● **PROBLEM DETAILS**: Leave the pictures out and write out exactly the lines from the top of the entries through the line containing "return (H - mb - y) / ph".

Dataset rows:

<<<<

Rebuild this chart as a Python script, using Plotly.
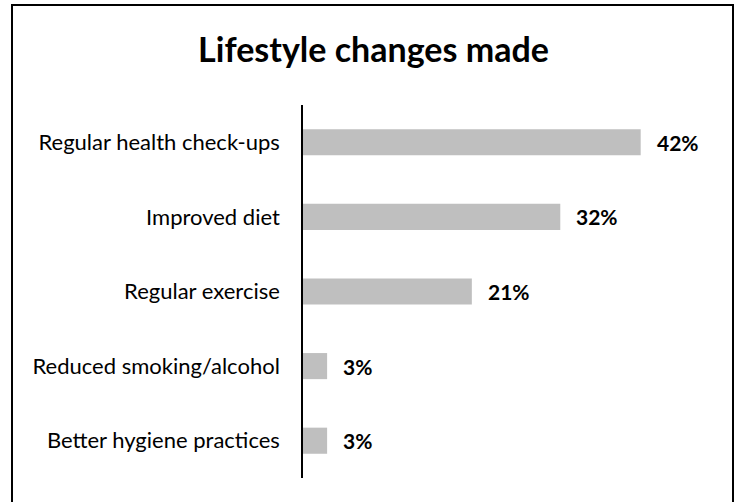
import plotly.graph_objects as go

categories = [
    "Regular health check-ups",
    "Improved diet",
    "Regular exercise",
    "Reduced smoking/alcohol",
    "Better hygiene practices",
]
values = [42, 32, 21, 3, 3]
labels = ["42%", "32%", "21%", "3%", "3%"]

W, H = 737, 502
ml, mr, mt, mb = 303, 32, 105, 24
pw, ph = W - ml - mr, H - mt - mb


def px_x(x):
    return (x - ml) / pw


def px_y(y):
    return (H - mb - y) / ph


fig = go.Figure(
    go.Bar(
        x=values,
        y=categories,
        orientation="h",
        marker=dict(color="#bfbfbf", line=dict(width=0)),
        width=0.35,
        hoverinfo="skip",
    )
)

for cat, v, lab in zip(categories, values, labels):
    fig.add_annotation(
        x=v, y=cat, text=f"<b>{lab}</b>", showarrow=False,
        xanchor="left", xshift=14,
        font=dict(family="Lato", size=21, color="#000000"),
    )

# outer frame
fig.add_shape(
    type="rect", xref="paper", yref="paper",
    x0=px_x(12), x1=px_x(733), y0=px_y(504), y1=px_y(5),
    line=dict(color="#000000", width=2), fillcolor="rgba(0,0,0,0)",
)

fig.update_layout(
    width=W, height=H,
    margin=dict(l=ml, r=mr, t=mt, b=mb),
    paper_bgcolor="#ffffff", plot_bgcolor="#ffffff",
    showlegend=False,
    title=dict(
        text="<b>Lifestyle changes made</b>",
        x=(197 + 550) / 2 / W, xanchor="center",
        y=1 - 50 / H, yanchor="middle",
        font=dict(family="Lato", size=34, color="#000000"),
    ),
    xaxis=dict(range=[0, 50], visible=False, fixedrange=True),
    yaxis=dict(
        autorange="reversed",
        showline=True, linecolor="#000000", linewidth=1.5,
        showgrid=False, zeroline=False, ticks="",
        ticklabelstandoff=17,
        tickfont=dict(family="Lato", size=22, color="#000000"),
        fixedrange=True,
    ),
)

fig.write_html("out.html")
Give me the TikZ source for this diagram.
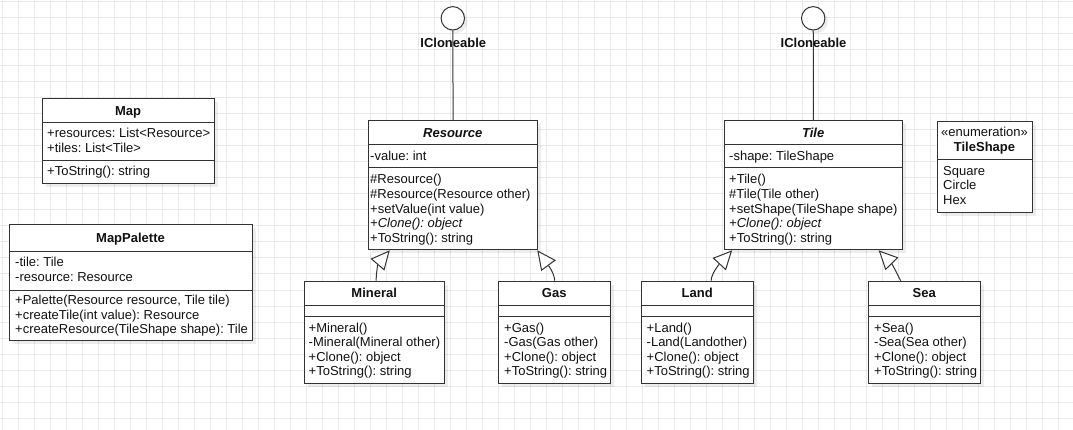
\documentclass[tikz,border=0pt]{standalone}
\usepackage{fontspec}
\setmainfont{Liberation Sans}
\usetikzlibrary{arrows.meta,shadows}
\definecolor{gridc}{HTML}{E9E9E9}
\definecolor{lc}{HTML}{333333}
\definecolor{tc}{HTML}{111111}
\newcommand\umlf{\fontsize{13pt}{15pt}\selectfont\frenchspacing}
\tikzset{
  cls/.style={draw=lc, line width=1pt, fill=white, anchor=north west, inner sep=0pt,
    drop shadow={shadow xshift=3.5pt, shadow yshift=-3.5pt, fill=black, opacity=0.07}},
  txt/.style={anchor=west, inner sep=0pt, text height=9.4pt, text depth=0pt, font=\umlf, text=tc},
  ttl/.style={inner sep=0pt, text height=9.4pt, text depth=0pt, font=\umlf\bfseries, text=tc},
  sep/.style={draw=lc, line width=1pt},
  gen/.style={draw=lc, line width=1pt, -{Triangle[fill=white, length=19pt, width=18pt]}},
  iface/.style={circle, draw=lc, line width=1pt, fill=white, minimum size=23.4pt, inner sep=0pt,
    drop shadow={shadow xshift=3pt, shadow yshift=-3pt, fill=black, opacity=0.07}},
  gridline/.style={draw=gridc, line width=1pt},
}
\begin{document}
\begin{tikzpicture}[x=1pt, y=-1pt]
\useasboundingbox (0,0) rectangle (1073,430);
\fill[white] (0,0) rectangle (1073,430);
% grid
\foreach \i in {0,...,66} \draw[gridline] (2+16*\i,0) -- (2+16*\i,430);
\foreach \j in {0,...,26} \draw[gridline] (0,2+16*\j) -- (1073,2+16*\j);

% ---------- Map ----------
\node[cls, minimum width=172pt, minimum height=85pt] (map) at (42,98) {};
\draw[sep] ([yshift=-25pt]map.north west) -- ([yshift=-25pt]map.north east);
\draw[sep] ([yshift=-63pt]map.north west) -- ([yshift=-63pt]map.north east);
\node[ttl] (mapT) at (128,110.7) {Map};
\node[txt] (mapA1) at (47,133.3) {+resources: List<Resource>};
\node[txt] (mapA2) at (47,148.3) {+tiles: List<Tile>};
\node[txt] (mapM1) at (47,171) {+ToString(): string};

% ---------- MapPalette ----------
\node[cls, minimum width=243pt, minimum height=116pt] (pal) at (9,224) {};
\draw[sep] ([yshift=-28pt]pal.north west) -- ([yshift=-28pt]pal.north east);
\draw[sep] ([yshift=-66pt]pal.north west) -- ([yshift=-66pt]pal.north east);
\node[ttl] (palT) at (130.5,238.3) {MapPalette};
\node[txt] (palA1) at (15,262.3) {-tile: Tile};
\node[txt] (palA2) at (15,276.7) {-resource: Resource};
\node[txt] (palM1) at (15,300) {+Palette(Resource resource, Tile tile)};
\node[txt] (palM2) at (15,314.3) {+createTile(int value): Resource};
\node[txt] (palM3) at (15,328.3) {+createResource(TileShape shape): Tile};

% ---------- Resource ----------
\node[cls, minimum width=169pt, minimum height=129.3pt] (resource) at (368.3,120) {};
\draw[sep] ([yshift=-24.3pt]resource.north west) -- ([yshift=-24.3pt]resource.north east);
\draw[sep] ([yshift=-47.7pt]resource.north west) -- ([yshift=-47.7pt]resource.north east);
\node[ttl] (resT) at (452.8,132.7) {\itshape Resource};
\node[txt] (resA1) at (370,155.7) {-value: int};
\node[txt] (resM1) at (370,179) {\#Resource()};
\node[txt] (resM2) at (370,194) {\#Resource(Resource other)};
\node[txt] (resM3) at (370,209) {+setValue(int value)};
\node[txt] (resM4) at (370,223.3) {\itshape +Clone(): object};
\node[txt] (resM5) at (370,238.3) {+ToString(): string};

% ---------- Tile ----------
\node[cls, minimum width=177.7pt, minimum height=129.3pt] (tile) at (724.3,120) {};
\draw[sep] ([yshift=-24.3pt]tile.north west) -- ([yshift=-24.3pt]tile.north east);
\draw[sep] ([yshift=-47.7pt]tile.north west) -- ([yshift=-47.7pt]tile.north east);
\node[ttl] (tilT) at (813.2,132.7) {\itshape Tile};
\node[txt] (tilA1) at (729,155.7) {-shape: TileShape};
\node[txt] (tilM1) at (729,179) {+Tile()};
\node[txt] (tilM2) at (729,194) {\#Tile(Tile other)};
\node[txt] (tilM3) at (729,209) {+setShape(TileShape shape)};
\node[txt] (tilM4) at (729,223.3) {\itshape +Clone(): object};
\node[txt] (tilM5) at (729,238.3) {+ToString(): string};

% ---------- TileShape ----------
\node[cls, minimum width=94.4pt, minimum height=91pt] (shape) at (937.3,120.7) {};
\draw[sep] ([yshift=-38.6pt]shape.north west) -- ([yshift=-38.6pt]shape.north east);
\node[ttl, font=\umlf] (shpS) at (984.5,132.3) {«enumeration»};
\node[ttl] (shpT) at (984.5,147.3) {TileShape};
\node[txt] (shp1) at (943,171) {Square};
\node[txt] (shp2) at (943,185) {Circle};
\node[txt] (shp3) at (943,200) {Hex};

% ---------- Mineral ----------
\node[cls, minimum width=140.3pt, minimum height=102pt] (mineral) at (304,280.7) {};
\draw[sep] ([yshift=-25pt]mineral.north west) -- ([yshift=-25pt]mineral.north east);
\draw[sep] ([yshift=-35.3pt]mineral.north west) -- ([yshift=-35.3pt]mineral.north east);
\node[ttl] (minT) at (374.2,293.3) {Mineral};
\node[txt] (minM1) at (308.5,327.3) {+Mineral()};
\node[txt] (minM2) at (308.5,341.7) {-Mineral(Mineral other)};
\node[txt] (minM3) at (308.5,356.7) {+Clone(): object};
\node[txt] (minM4) at (308.5,371) {+ToString(): string};

% ---------- Gas ----------
\node[cls, minimum width=111.7pt, minimum height=102pt] (gas) at (498.3,280.7) {};
\draw[sep] ([yshift=-25pt]gas.north west) -- ([yshift=-25pt]gas.north east);
\draw[sep] ([yshift=-35.3pt]gas.north west) -- ([yshift=-35.3pt]gas.north east);
\node[ttl] (gasT) at (554.2,293.3) {Gas};
\node[txt] (gasM1) at (504,327.3) {+Gas()};
\node[txt] (gasM2) at (504,341.7) {-Gas(Gas other)};
\node[txt] (gasM3) at (504,356.7) {+Clone(): object};
\node[txt] (gasM4) at (504,371) {+ToString(): string};

% ---------- Land ----------
\node[cls, minimum width=112.3pt, minimum height=102pt] (land) at (641,280.7) {};
\draw[sep] ([yshift=-25pt]land.north west) -- ([yshift=-25pt]land.north east);
\draw[sep] ([yshift=-35.3pt]land.north west) -- ([yshift=-35.3pt]land.north east);
\node[ttl] (lanT) at (697.2,293.3) {Land};
\node[txt] (lanM1) at (646.5,327.3) {+Land()};
\node[txt] (lanM2) at (646.5,341.7) {-Land(Landother)};
\node[txt] (lanM3) at (646.5,356.7) {+Clone(): object};
\node[txt] (lanM4) at (646.5,371) {+ToString(): string};

% ---------- Sea ----------
\node[cls, minimum width=111.7pt, minimum height=102pt] (sea) at (868.3,280.7) {};
\draw[sep] ([yshift=-25pt]sea.north west) -- ([yshift=-25pt]sea.north east);
\draw[sep] ([yshift=-35.3pt]sea.north west) -- ([yshift=-35.3pt]sea.north east);
\node[ttl] (seaT) at (924.2,293.3) {Sea};
\node[txt] (seaM1) at (874,327.3) {+Sea()};
\node[txt] (seaM2) at (874,341.7) {-Sea(Sea other)};
\node[txt] (seaM3) at (874,356.7) {+Clone(): object};
\node[txt] (seaM4) at (874,371) {+ToString(): string};

% ---------- Interfaces ----------
\node[iface] (ic1) at (452.8,18.3) {};
\node[iface] (ic2) at (813.2,18.3) {};
\draw[sep] (ic1) -- (resource);
\draw[sep] (ic2) -- (tile);
\node[ttl] (ic1L) at (453.3,42.7) {ICloneable};
\node[ttl] (ic2L) at (813.5,42.7) {ICloneable};

% ---------- Generalizations ----------
\draw[gen] ([xshift=1.5pt]mineral.north) .. controls +(0,-7) and +(-12,14) .. ([xshift=-63.5pt]resource.south);
\draw[gen] (gas.north) .. controls +(0,-7) and +(11,15) .. ([xshift=84pt]resource.south);
\draw[gen] ([xshift=13.5pt]land.north) .. controls +(0,-7) and +(-13,14) .. ([xshift=-81.5pt]tile.south);
\draw[gen] ([xshift=-24pt]sea.north) .. controls +(-3,-6) and +(13.7,14) .. ([xshift=65pt]tile.south);
\end{tikzpicture}
\end{document}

>>>>

● **CORRECT OUTPUT**:
Rebuild this chart as a Python script, using Plotly.
import plotly.graph_objects as go

categories = [
    "Regular health check-ups",
    "Improved diet",
    "Regular exercise",
    "Reduced smoking/alcohol",
    "Better hygiene practices",
]
values = [42, 32, 21, 3, 3]
labels = ["42%", "32%", "21%", "3%", "3%"]

W, H = 737, 502
ml, mr, mt, mb = 303, 32, 105, 24
pw, ph = W - ml - mr, H - mt - mb


def px_x(x):
    return (x - ml) / pw


def px_y(y):
    return (H - mb - y) / ph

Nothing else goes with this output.